Once a month the cooks from the East store and the West store met in downtown Columbus at a restaurant-bar called “The Clock.” The Clock was pretty much halfway between the steakhouses and wasn’t all that far from Columbus Civic Center which housed a big concert hall. I saw Simon and Garfunkel there and Joe Cocker Mad Dogs and Englishmen too.
I was all of twenty-one now and getting old. Mary had taught me how to do the prep cooking, how to make all the soups, sauces and specials they made there. Henry Lee had taught me to cut meat, and I was a fully seasoned broiler cook able to handle a full Garland, a charcoal grill and a second Garland if I had to. The line in the east store had a second Garland; we barely lit it up, but on holidays like Mother’s Day, when we could do more than 1000 covers, it came in really handy. The second Mother’s Day I was there, we did 1500 dinners, and more than 1200 of them were steaks. That day, the second Garland was a godsend.
Jim Morrison and The Doors were playing two nights at the Civic Center. None of the cooks really cared and even if I’d wanted to go see them, I had to work anyway. One of the concerts coincided with our meeting night at The Clock but they were essentially two unrelated events, ships passing in the night.
We were pretty toasted. Only four of us had shown up, Alvin and Henry Lee and Robert and me. Henry Lee and I had gotten there around midnight. We had been drinking at work, Henry Lee having hung out because I was driving him and because he was doing the night salad girl, a skinny buck-toothed girl named Phyllis. Phyllis was married too, so she and Henry Lee were a good pair, each with as much to lose if they got busted, which they did. That’s a story which appears in The Kitchen Stories. BB, the barmaid, was feeding us beers and Henry Lee had his own bottle of JTS Brown which we were sipping from. Henry Lee and Phyllis had disappeared downstairs for about a half-hour after the dinner rush while Jimmy and I cleaned up the line, and then they’d returned to the kitchen so Phyllis could clean up the salad station and set it up for Bee for the next morning. That downstairs meat room: if walls could talk!
When we had gotten to the clock, Robert and Alvin were already sitting in a booth. As you walked in, the bar was on the right, a row of booths on the left and beyond both was a rectangular dining room. Heading toward them, I stopped and said hello to a girl I knew who was sitting in a booth with four other girls. She was the sister of a former girlfriend. She and her friends had been to The Doors concert and had come to The Clock afterward to eat and hang out.
At one o’clock the bartender hopped over the bar and locked the double doors. This wasn’t the liquor law time, but it was a weeknight and that’s when The Clock closed on weeknights. Nothing much was happening. Only a couple of men sat at the bar and only a couple of booths were occupied.

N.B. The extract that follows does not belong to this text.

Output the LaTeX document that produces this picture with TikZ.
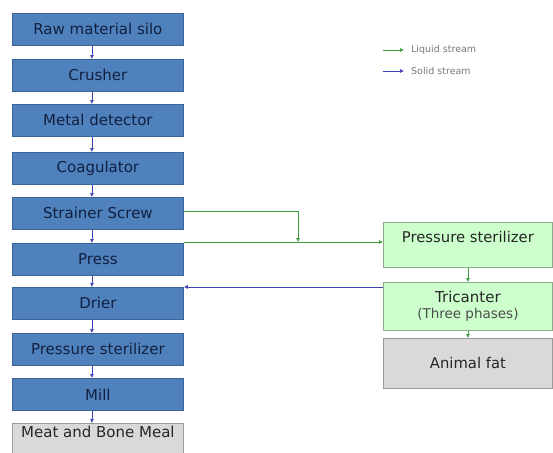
\documentclass[tikz,border=0pt]{standalone}
\usepackage{fontspec}
\setmainfont{DejaVu Sans}
\usetikzlibrary{arrows.meta}
\definecolor{boxblue}{HTML}{4F81BD}
\definecolor{boxblueline}{HTML}{3A6496}
\definecolor{txtblue}{HTML}{12203F}
\definecolor{grnfill}{HTML}{CCFFCC}
\definecolor{grnline}{HTML}{8CAA8C}
\definecolor{grayfill}{HTML}{D9D9D9}
\definecolor{grayline}{HTML}{9A9A9A}
\definecolor{liq}{HTML}{3C9A3C}
\definecolor{sol}{HTML}{4040B8}
\definecolor{legtxt}{HTML}{7A7A7A}
\begin{document}
\begin{tikzpicture}[x=1pt,y=-1pt,
  proc/.style={draw=boxblueline, fill=boxblue, minimum width=171pt, minimum height=32pt,
    text=txtblue, font=\fontsize{15}{17}\selectfont, inner sep=0pt, anchor=north west, line width=0.8pt},
  grn/.style={draw=grnline, fill=grnfill, minimum width=169pt, inner sep=0pt,
    text=black!85, font=\fontsize{13.5}{16}\selectfont, anchor=north west, line width=0.8pt, align=center},
  gry/.style={draw=grayline, fill=grayfill, minimum width=169pt, inner sep=0pt,
    text=black!85, font=\fontsize{14.8}{16}\selectfont, anchor=north west, line width=0.8pt, align=center},
  solidarr/.style={draw=sol, line width=0.6pt, -{Latex[length=4pt,width=4pt]}},
  liqarr/.style={draw=liq, line width=0.6pt, -{Latex[length=4pt,width=4pt]}},
  legtext/.style={text=legtxt, font=\fontsize{9.5}{10}\selectfont, anchor=west, inner sep=0pt}
]
\useasboundingbox (0,0) rectangle (553,452);
\fill[white] (0,0) rectangle (553,452);

% left column
\node[proc] (silo) at (12,13) {Raw material silo};
\node[proc] (crusher) at (12,59) {Crusher};
\node[proc] (metal) at (12,104) {Metal detector};
\node[proc] (coag) at (12,152) {Coagulator};
\node[proc] (strainer) at (12,197) {Strainer Screw};
\node[proc] (press) at (12,243) {Press};
\node[proc] (drier) at (12,287) {Drier};
\node[proc] (ster) at (12,333) {Pressure sterilizer};
\node[proc] (mill) at (12,378) {Mill};
\node[draw=grayline, fill=grayfill, minimum width=171pt, minimum height=34pt, inner sep=0pt,
  anchor=north west, line width=0.8pt] (mbm) at (12,423) {};
\node[text=black!85, font=\fontsize{15}{17}\selectfont, anchor=north, inner sep=0pt]
  (mbmtext) at ([yshift=-3pt]mbm.north) {Meat and Bone Meal};

% left arrows
\foreach \a/\b in {silo/crusher, crusher/metal, metal/coag, coag/strainer, strainer/press,
                   press/drier, drier/ster, ster/mill, mill/mbm}
  \draw[solidarr] ([xshift=-6pt]\a.south) -- ([xshift=-6pt]\b.north);

% right column
\node[grn, minimum height=45pt] (psr) at (383,222) {};
\node[text=black!85, font=\fontsize{14.8}{16}\selectfont, inner sep=0pt] (psrtext)
  at ([yshift=-15pt]psr.north) {Pressure sterilizer};
\node[grn, minimum height=48pt] (tri) at (383,282)
  {{\fontsize{15}{16}\selectfont Tricanter}\\{\color{black!70}(Three phases)}};
\node[gry, minimum height=50pt] (fat) at (383,338) {Animal fat};

\draw[liqarr] (psr.south) -- (tri.north);
\draw[liqarr] (tri.south) -- (fat.north);

% streams
\coordinate (j) at (298,242);
\coordinate (s) at (298,211);
\coordinate (d) at (300,287);
\draw[liqarr] (strainer.east |- s) -- (s) -- (j);
\draw[liqarr] (press.east |- j) -- (psr.west |- j);
\draw[solidarr] (tri.west |- d) -- (drier.east |- d);

% legend
\coordinate (la) at (383,50);
\coordinate (lb) at (404,50);
\coordinate (sa) at (383,71);
\coordinate (sb) at (404,71);
\draw[liqarr] (la) -- (lb);
\draw[solidarr] (sa) -- (sb);
\node[legtext] (lt) at (411,50) {Liquid stream};
\node[legtext] (st) at (411,71) {Solid stream};
\end{tikzpicture}
\end{document}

The dining room was empty and the kitchen already closed. About one-twenty there was a knock on the door. The bartender didn’t do anything and a moment later the knock came again, louder this time. The bartender still ignored it, but I heard “Oh my God, Oh my God, Oh my God” being frantically shouted from that booth full of girls. “It’s them, it’s them.” The girls jumped up and ran for the entrance on the other side of which stood Jim Morrison and The Doors.
The girls stood there jumping up and down. We had looked from our booth but kept talking and drinking. The bartender, though, sprang into action. He pulled his shotgun from under the bar and came around. Stepping past the crazed girls, he pointed the shotgun at The Doors and called out “Get the F… out of here, you goddamned hippies.”
Not stupid, they immediately left. The girls informed the bartender of just who they were, but the bartender, shotgun still in hand, made it clear that it could have been Jesus himself and it wouldn’t have mattered.
Guess it was the long hair! But that’s how I met Jim Morrison and The Doors.